Continuing to sell tickets in the #3 slot was My Paparotti, a human drama about the relationship between a music teacher (HAN Suk-kyu) and a young gangster endowed with an exceptional singing voice (LEE Je-hoon). After three weeks on release the film has garnered a respectable, if not exceptional, box office total of 1.42 million admissions. This places it ahead of Hollywood zombie film Warm Bodies, which opened on the same day and originally outperformed My Paparotti in its first week. Warm Bodies has amassed a total of 1.14 million admissions.
Quentin TARANTINO’s latest film Django Unchained opened in Korea on March 21st, and was well-received by critics but failed to break through to a wider audience. Its two week total stands at 243,039 admissions, compared to an overall total of 336,312 admissions for the director’s previous film Inglourious Basterds. Also opening on March 21st was Joe WRIGHT’s literary adaptation Anna Karenina, which has sold 117,366 tickets in two weeks.
Two massive Korean hit films remain in the box office top 10, weeks after their original release. Gangster epic New World has now amassed a total of 4.56 million admissions in seven weeks. Meanwhile, the human drama Miracle in Cell No. 7, which has now been on release for 11 weeks, added to its jaw-dropping total to reach 12.75 million admissions. It now looks unlikely to pass The Host (2006) and The Thieves (2012), which both topped 13 million, but it has secured its place as the third best-selling Korean film of all time.

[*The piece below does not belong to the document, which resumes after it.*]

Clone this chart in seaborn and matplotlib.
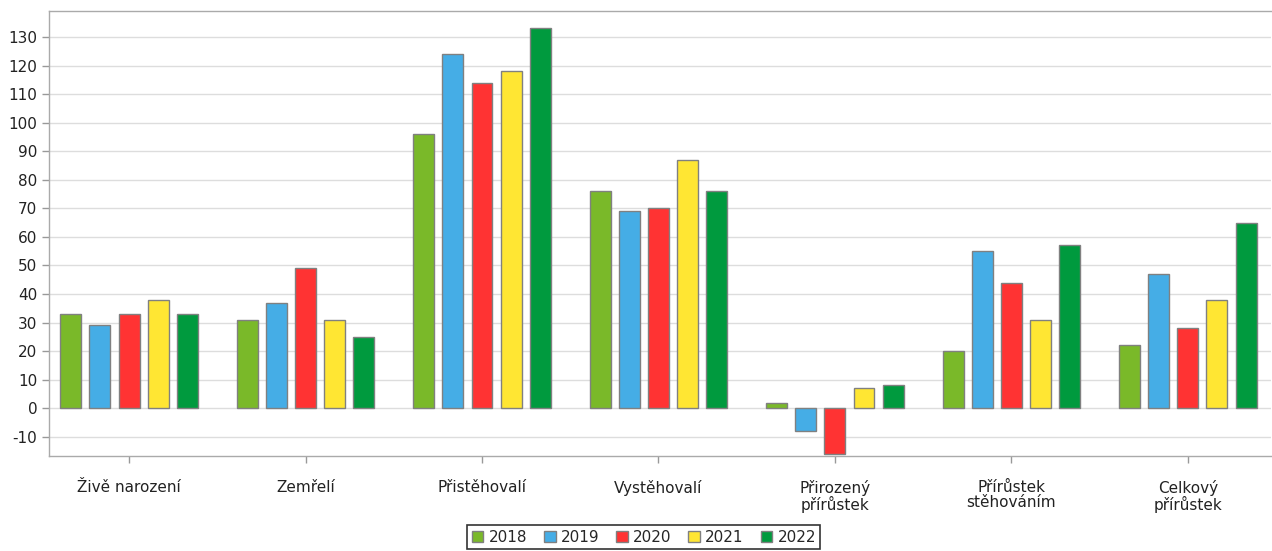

Finally, the most remarkable box office story of the month is the low-budget independent film which ranks at #10. O Muel’s Jiseul, a film set during the massacre of civilians on Jeju Island in 1948, originally premiered at the 2012 Busan International Film Festival and went on to win the top prize in the World Dramatic Film category at Sundance. In Korea, the film has been generating phenomenal word-of-mouth despite its low-budget origins and limited release. It opened first on Jeju Island, where it sold an astounding 10,000 tickets (usually considered the benchmark for a successful independent release) before being released in the rest of the country on March 21st. Since then it has boosted its total to over 70,000 tickets, and it only continues to gather momentum. Within the realm of independent cinema, this is a blockbuster performance that only occurs once every several years, and observers are watching with interest to see how much the film will ultimately earn.